_TASK TO CARRY OUT_
Restate, exactly and without pictures, the lines from the start of the listing below through the line holding "plt.rcParams['font.weight'] = 'bold'".

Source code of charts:
** Start **
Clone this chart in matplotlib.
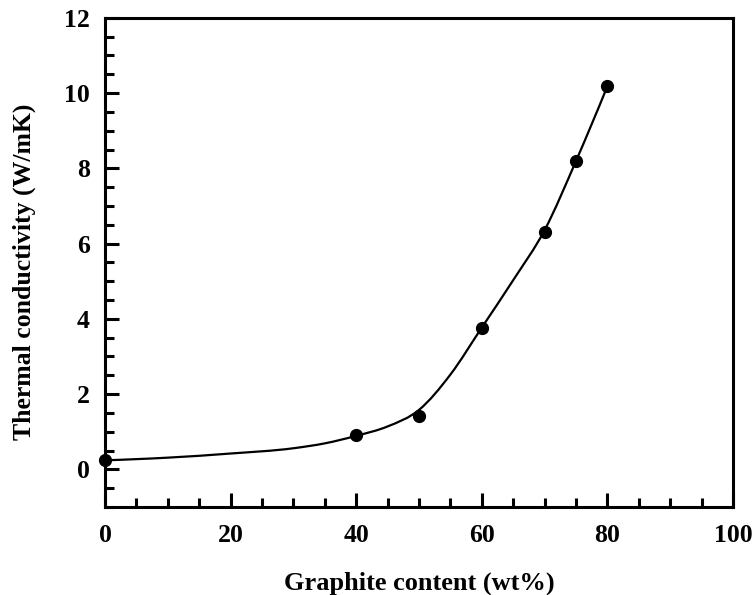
import numpy as np
import matplotlib
matplotlib.use('Agg')
import matplotlib.pyplot as plt
from matplotlib.path import Path
from matplotlib.patches import PathPatch
from matplotlib.ticker import MultipleLocator

# measured points
graphite = [0, 40, 50, 60, 70, 75, 80]
conductivity = [0.25, 0.90, 1.41, 3.75, 6.32, 8.20, 10.19]

# knots of the smooth trend line
trend_x = [0, 10, 20, 30, 35, 40, 45, 50, 55, 60, 65, 70, 75, 80]
trend_y = [0.24, 0.31, 0.42, 0.56, 0.69, 0.89, 1.14, 1.58, 2.52, 3.77, 5.03,
           6.36, 8.20, 10.19]

plt.rcParams['font.family'] = ['Liberation Serif', 'DejaVu Serif']
plt.rcParams['font.weight'] = 'bold'


def smooth_path(xs, ys):
    # cubic Hermite with Bessel slopes, written as Bezier segments
    xs = np.asarray(xs, float)
    ys = np.asarray(ys, float)
    h = np.diff(xs)
    sec = np.diff(ys) / h
    m = np.empty_like(xs)
    m[1:-1] = (h[1:] * sec[:-1] + h[:-1] * sec[1:]) / (h[:-1] + h[1:])
    m[0] = 2 * sec[0] - m[1]
    m[-1] = 2 * sec[-1] - m[-2]
    verts = [(xs[0], ys[0])]
    codes = [Path.MOVETO]
    for i in range(len(xs) - 1):
        verts += [(xs[i] + h[i] / 3, ys[i] + m[i] * h[i] / 3),
                  (xs[i + 1] - h[i] / 3, ys[i + 1] - m[i + 1] * h[i] / 3),
                  (xs[i + 1], ys[i + 1])]
        codes += [Path.CURVE4] * 3
    return Path(verts, codes)


fig = plt.figure(figsize=(7.55, 5.95), dpi=100)
ax = fig.add_axes([0.139, 0.148, 0.832, 0.822])

ax.add_patch(PathPatch(smooth_path(trend_x, trend_y), facecolor='none',
                       edgecolor='black', lw=1.6))
ax.plot(graphite, conductivity, 'o', color='black', markersize=8.5,
        zorder=3, clip_on=False)

ax.set_xlim(0, 100)
ax.set_ylim(-1, 12)
ax.xaxis.set_major_locator(MultipleLocator(20))
ax.xaxis.set_minor_locator(MultipleLocator(5))
ax.yaxis.set_major_locator(MultipleLocator(2))
ax.yaxis.set_minor_locator(MultipleLocator(0.5))

for s in ax.spines.values():
    s.set_linewidth(2.2)
ax.tick_params(which='both', direction='in', top=False, right=False, width=2.2)
ax.tick_params(which='major', length=10, labelsize=18.5)
ax.tick_params(axis='x', which='major', pad=12)
ax.tick_params(axis='y', which='major', pad=11)
ax.tick_params(which='minor', length=6.5)

ax.set_xlabel('Graphite content (wt%)', fontsize=19, fontweight='bold', labelpad=18)
ax.set_ylabel('Thermal conductivity (W/mK)', fontsize=18.5, fontweight='bold', labelpad=20)
ax.yaxis.label.set_y(0.48)

fig.savefig('out.png', dpi=100)
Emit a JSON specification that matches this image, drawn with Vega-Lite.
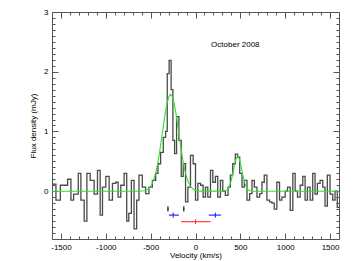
{
  "$schema": "https://vega.github.io/schema/vega-lite/v6.json",
  "width": 287,
  "height": 227,
  "autosize": "none",
  "padding": {"left": 52, "top": 12, "right": 15, "bottom": 22},
  "background": "white",
  "config": {
    "view": {"stroke": "#555", "strokeWidth": 1},
    "font": "Liberation Sans",
    "axis": {
      "domain": false,
      "grid": false,
      "tickColor": "#555",
      "labelColor": "#000",
      "labelFontSize": 8,
      "labelOverlap": false,
      "labelFlush": false,
      "titleFontSize": 8,
      "titleFontWeight": "normal",
      "titleColor": "#000"
    }
  },
  "datasets": {
    "spec": [
      {"v": -1600, "f": 0.12}, {"v": -1556, "f": -0.15}, {"v": -1507, "f": 0.1}, {"v": -1426, "f": 0.2},
      {"v": -1389, "f": -0.15}, {"v": -1359, "f": -0.05}, {"v": -1307, "f": 0.3}, {"v": -1278, "f": -0.15},
      {"v": -1241, "f": -0.5}, {"v": -1211, "f": 0.3}, {"v": -1174, "f": 0.18}, {"v": -1130, "f": -0.05},
      {"v": -1093, "f": 0.35}, {"v": -1063, "f": -0.4}, {"v": -1037, "f": 0.07}, {"v": -1000, "f": 0.25},
      {"v": -963, "f": -0.15}, {"v": -926, "f": 0.13}, {"v": -889, "f": 0.15}, {"v": -863, "f": -0.1},
      {"v": -833, "f": 0.1}, {"v": -796, "f": 0.3}, {"v": -767, "f": -0.5}, {"v": -744, "f": -0.37},
      {"v": -715, "f": 0.18}, {"v": -685, "f": -0.63}, {"v": -656, "f": -0.15}, {"v": -630, "f": 0.27},
      {"v": -593, "f": 0.07}, {"v": -556, "f": -0.04}, {"v": -519, "f": 0.07}, {"v": -481, "f": 0.18},
      {"v": -444, "f": 0.3}, {"v": -419, "f": 0.46}, {"v": -389, "f": 0.65}, {"v": -359, "f": 0.9},
      {"v": -333, "f": 1.0}, {"v": -315, "f": 1.97}, {"v": -294, "f": 2.19}, {"v": -272, "f": 1.7},
      {"v": -252, "f": 0.85}, {"v": -233, "f": 0.63}, {"v": -211, "f": 1.25}, {"v": -185, "f": 0.85},
      {"v": -159, "f": 0.25}, {"v": -137, "f": 0.46}, {"v": -111, "f": -0.18}, {"v": -85, "f": 0.07},
      {"v": -56, "f": 0.6}, {"v": -26, "f": 0.46}, {"v": 0, "f": -0.15}, {"v": 26, "f": 0.13},
      {"v": 56, "f": 0.1}, {"v": 85, "f": -0.1}, {"v": 111, "f": 0.07}, {"v": 137, "f": -0.1},
      {"v": 167, "f": 0.35}, {"v": 193, "f": 0.15}, {"v": 222, "f": 0.25}, {"v": 248, "f": -0.1},
      {"v": 278, "f": 0.18}, {"v": 304, "f": 0.0}, {"v": 333, "f": -0.07}, {"v": 363, "f": 0.07},
      {"v": 389, "f": 0.27}, {"v": 415, "f": 0.46}, {"v": 444, "f": 0.62}, {"v": 470, "f": 0.57},
      {"v": 493, "f": 0.3}, {"v": 519, "f": 0.07}, {"v": 544, "f": 0.18}, {"v": 574, "f": -0.15},
      {"v": 604, "f": -0.04}, {"v": 630, "f": 0.18}, {"v": 656, "f": 0.07}, {"v": 685, "f": -0.1},
      {"v": 715, "f": -0.04}, {"v": 741, "f": 0.15}, {"v": 767, "f": 0.27}, {"v": 796, "f": -0.15},
      {"v": 826, "f": -0.18}, {"v": 852, "f": -0.2}, {"v": 878, "f": -0.3}, {"v": 907, "f": 0.15},
      {"v": 937, "f": -0.15}, {"v": 963, "f": -0.1}, {"v": 1000, "f": 0.0}, {"v": 1026, "f": 0.07},
      {"v": 1056, "f": -0.32}, {"v": 1085, "f": 0.3}, {"v": 1111, "f": 0.0}, {"v": 1137, "f": -0.1},
      {"v": 1167, "f": 0.1}, {"v": 1196, "f": 0.25}, {"v": 1222, "f": -0.15}, {"v": 1248, "f": 0.07},
      {"v": 1278, "f": -0.15}, {"v": 1307, "f": 0.3}, {"v": 1333, "f": -0.05}, {"v": 1359, "f": 0.13},
      {"v": 1389, "f": 0.18}, {"v": 1419, "f": 0.07}, {"v": 1444, "f": -0.25}, {"v": 1470, "f": 0.27},
      {"v": 1500, "f": -0.05}, {"v": 1530, "f": -0.15}, {"v": 1556, "f": 0.0}, {"v": 1581, "f": -0.27},
      {"v": 1600, "f": -0.27}
    ],
    "fit": [
      {"v": -1600, "f": 0}, {"v": -618, "f": 0.001}, {"v": -578, "f": 0.007}, {"v": -558, "f": 0.014},
      {"v": -538, "f": 0.027}, {"v": -518, "f": 0.05}, {"v": -498, "f": 0.087}, {"v": -478, "f": 0.145},
      {"v": -458, "f": 0.229}, {"v": -438, "f": 0.345}, {"v": -418, "f": 0.496}, {"v": -398, "f": 0.679},
      {"v": -378, "f": 0.886}, {"v": -358, "f": 1.101}, {"v": -338, "f": 1.303}, {"v": -318, "f": 1.471},
      {"v": -298, "f": 1.581}, {"v": -278, "f": 1.62}, {"v": -258, "f": 1.581}, {"v": -238, "f": 1.471},
      {"v": -218, "f": 1.303}, {"v": -198, "f": 1.101}, {"v": -178, "f": 0.886}, {"v": -158, "f": 0.679},
      {"v": -138, "f": 0.496}, {"v": -118, "f": 0.345}, {"v": -98, "f": 0.229}, {"v": -78, "f": 0.145},
      {"v": -58, "f": 0.087}, {"v": -38, "f": 0.05}, {"v": -18, "f": 0.027}, {"v": 2, "f": 0.014},
      {"v": 22, "f": 0.007}, {"v": 62, "f": 0.001}, {"v": 300, "f": 0.001}, {"v": 330, "f": 0.007},
      {"v": 350, "f": 0.022}, {"v": 370, "f": 0.06}, {"v": 380, "f": 0.093}, {"v": 390, "f": 0.136},
      {"v": 400, "f": 0.191}, {"v": 410, "f": 0.257}, {"v": 420, "f": 0.329}, {"v": 430, "f": 0.404},
      {"v": 440, "f": 0.473}, {"v": 450, "f": 0.53}, {"v": 460, "f": 0.567}, {"v": 470, "f": 0.58},
      {"v": 480, "f": 0.567}, {"v": 490, "f": 0.53}, {"v": 500, "f": 0.473}, {"v": 510, "f": 0.404},
      {"v": 520, "f": 0.329}, {"v": 530, "f": 0.257}, {"v": 540, "f": 0.191}, {"v": 550, "f": 0.136},
      {"v": 560, "f": 0.093}, {"v": 570, "f": 0.06}, {"v": 590, "f": 0.022}, {"v": 610, "f": 0.007},
      {"v": 640, "f": 0.001}, {"v": 1600, "f": 0}
    ],
    "cross": [
      {"v": -248, "lo": -297, "hi": -185, "f": -0.4, "flo": -0.44, "fhi": -0.36, "kind": "a"},
      {"v": 222, "lo": 148, "hi": 285, "f": -0.4, "flo": -0.44, "fhi": -0.36, "kind": "a"},
      {"v": 0, "lo": -159, "hi": 167, "f": -0.51, "flo": -0.55, "fhi": -0.47, "kind": "b"}
    ],
    "marks": [
      {"v": -307, "lo": -314, "hi": -300, "f": -0.3, "flo": -0.34, "fhi": -0.25},
      {"v": -130, "lo": -137, "hi": -123, "f": -0.3, "flo": -0.34, "fhi": -0.25}
    ],
    "label": [{"v": 444, "f": 2.45, "t": "October 2008"}]
  },
  "resolve": {"scale": {"x": "independent", "y": "independent"}},
  "layer": [
    {
      "layer": [
        {
          "data": {"name": "spec"},
          "mark": {"type": "line", "interpolate": "step-after", "color": "#4a4a4a", "strokeWidth": 1.3},
          "encoding": {
            "x": {
              "field": "v", "type": "quantitative",
              "scale": {"domain": [-1600, 1600], "nice": false, "zero": false},
              "axis": {
                "orient": "bottom", "title": "Velocity (km/s)", "titlePadding": 0,
                "values": [-1500, -1000, -500, 0, 500, 1000, 1500],
                "labelExpr": "'' + datum.value",
                "tickSize": -6,
                "labelPadding": 10
              }
            },
            "y": {
              "field": "f", "type": "quantitative",
              "scale": {"domain": [-0.8, 3], "nice": false, "zero": false},
              "axis": {
                "orient": "left", "title": "Flux density (mJy)", "titlePadding": 6,
                "values": [0, 1, 2, 3],
                "labelExpr": "'' + datum.value",
                "tickSize": -6,
                "labelPadding": 10
              }
            }
          }
        },
        {
          "data": {"name": "cross"},
          "mark": {"type": "rule", "strokeWidth": 1.2},
          "encoding": {
            "x": {"field": "lo", "type": "quantitative"},
            "x2": {"field": "hi"},
            "y": {"field": "f", "type": "quantitative"},
            "color": {"field": "kind", "type": "nominal", "scale": {"domain": ["a", "b"], "range": ["#2a2aff", "#ff3b3b"]}, "legend": null}
          }
        },
        {
          "data": {"name": "cross"},
          "mark": {"type": "rule", "strokeWidth": 1.2},
          "encoding": {
            "x": {"field": "v", "type": "quantitative"},
            "y": {"field": "flo", "type": "quantitative"},
            "y2": {"field": "fhi"},
            "color": {"field": "kind", "type": "nominal", "legend": null}
          }
        },
        {
          "data": {"name": "marks"},
          "mark": {"type": "rule", "strokeWidth": 1, "color": "#000"},
          "encoding": {
            "x": {"field": "v", "type": "quantitative"},
            "y": {"field": "flo", "type": "quantitative"},
            "y2": {"field": "fhi"}
          }
        },
        {
          "data": {"name": "marks"},
          "mark": {"type": "rule", "strokeWidth": 1, "color": "#000"},
          "encoding": {
            "x": {"field": "lo", "type": "quantitative"},
            "x2": {"field": "hi"},
            "y": {"field": "f", "type": "quantitative"}
          }
        },
        {
          "data": {"name": "label"},
          "mark": {"type": "text", "fontSize": 8, "color": "#000", "font": "Liberation Sans"},
          "encoding": {
            "x": {"field": "v", "type": "quantitative"},
            "y": {"field": "f", "type": "quantitative"},
            "text": {"field": "t"}
          }
        }
      ]
    },
    {
      "data": {"name": "fit"},
      "mark": {"type": "line", "color": "#33dd33", "strokeWidth": 1.1},
      "encoding": {
        "x": {
          "field": "v", "type": "quantitative",
          "scale": {"domain": [-1600, 1600], "nice": false, "zero": false},
          "axis": {"orient": "top", "title": null, "labels": false, "values": [-1500, -1000, -500, 0, 500, 1000, 1500], "tickSize": -6}
        },
        "y": {
          "field": "f", "type": "quantitative",
          "scale": {"domain": [-0.8, 3], "nice": false, "zero": false},
          "axis": {"orient": "right", "title": null, "labels": false, "values": [0, 1, 2, 3], "tickSize": -6}
        }
      }
    },
    {
      "data": {"name": "label"},
      "mark": {"type": "point", "opacity": 0},
      "encoding": {
        "x": {
          "field": "v", "type": "quantitative",
          "scale": {"domain": [-1600, 1600], "nice": false, "zero": false},
          "axis": {"orient": "bottom", "title": null, "labels": false, "offset": 0,
            "values": [-1400,-1300,-1200,-1100,-900,-800,-700,-600,-400,-300,-200,-100,100,200,300,400,600,700,800,900,1100,1200,1300,1400], "tickSize": -3}
        },
        "y": {
          "field": "f", "type": "quantitative",
          "scale": {"domain": [-0.8, 3], "nice": false, "zero": false},
          "axis": {"orient": "left", "title": null, "labels": false, "offset": 0,
            "values": [-0.8,-0.7,-0.6,-0.5,-0.4,-0.3,-0.2,-0.1,0.1,0.2,0.3,0.4,0.5,0.6,0.7,0.8,0.9,1.1,1.2,1.3,1.4,1.5,1.6,1.7,1.8,1.9,2.1,2.2,2.3,2.4,2.5,2.6,2.7,2.8,2.9], "tickSize": -3}
        }
      }
    },
    {
      "data": {"name": "label"},
      "mark": {"type": "point", "opacity": 0},
      "encoding": {
        "x": {
          "field": "v", "type": "quantitative",
          "scale": {"domain": [-1600, 1600], "nice": false, "zero": false},
          "axis": {"orient": "top", "title": null, "labels": false, "offset": 0,
            "values": [-1400,-1300,-1200,-1100,-900,-800,-700,-600,-400,-300,-200,-100,100,200,300,400,600,700,800,900,1100,1200,1300,1400], "tickSize": -3}
        },
        "y": {
          "field": "f", "type": "quantitative",
          "scale": {"domain": [-0.8, 3], "nice": false, "zero": false},
          "axis": {"orient": "right", "title": null, "labels": false, "offset": 0,
            "values": [-0.8,-0.7,-0.6,-0.5,-0.4,-0.3,-0.2,-0.1,0.1,0.2,0.3,0.4,0.5,0.6,0.7,0.8,0.9,1.1,1.2,1.3,1.4,1.5,1.6,1.7,1.8,1.9,2.1,2.2,2.3,2.4,2.5,2.6,2.7,2.8,2.9], "tickSize": -3}
        }
      }
    }
  ]
}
** End **
_PROBLEM SOLUTION_
Clone this chart in matplotlib.
import numpy as np
import matplotlib
matplotlib.use('Agg')
import matplotlib.pyplot as plt
from matplotlib.path import Path
from matplotlib.patches import PathPatch
from matplotlib.ticker import MultipleLocator

# measured points
graphite = [0, 40, 50, 60, 70, 75, 80]
conductivity = [0.25, 0.90, 1.41, 3.75, 6.32, 8.20, 10.19]

# knots of the smooth trend line
trend_x = [0, 10, 20, 30, 35, 40, 45, 50, 55, 60, 65, 70, 75, 80]
trend_y = [0.24, 0.31, 0.42, 0.56, 0.69, 0.89, 1.14, 1.58, 2.52, 3.77, 5.03,
           6.36, 8.20, 10.19]

plt.rcParams['font.family'] = ['Liberation Serif', 'DejaVu Serif']
plt.rcParams['font.weight'] = 'bold'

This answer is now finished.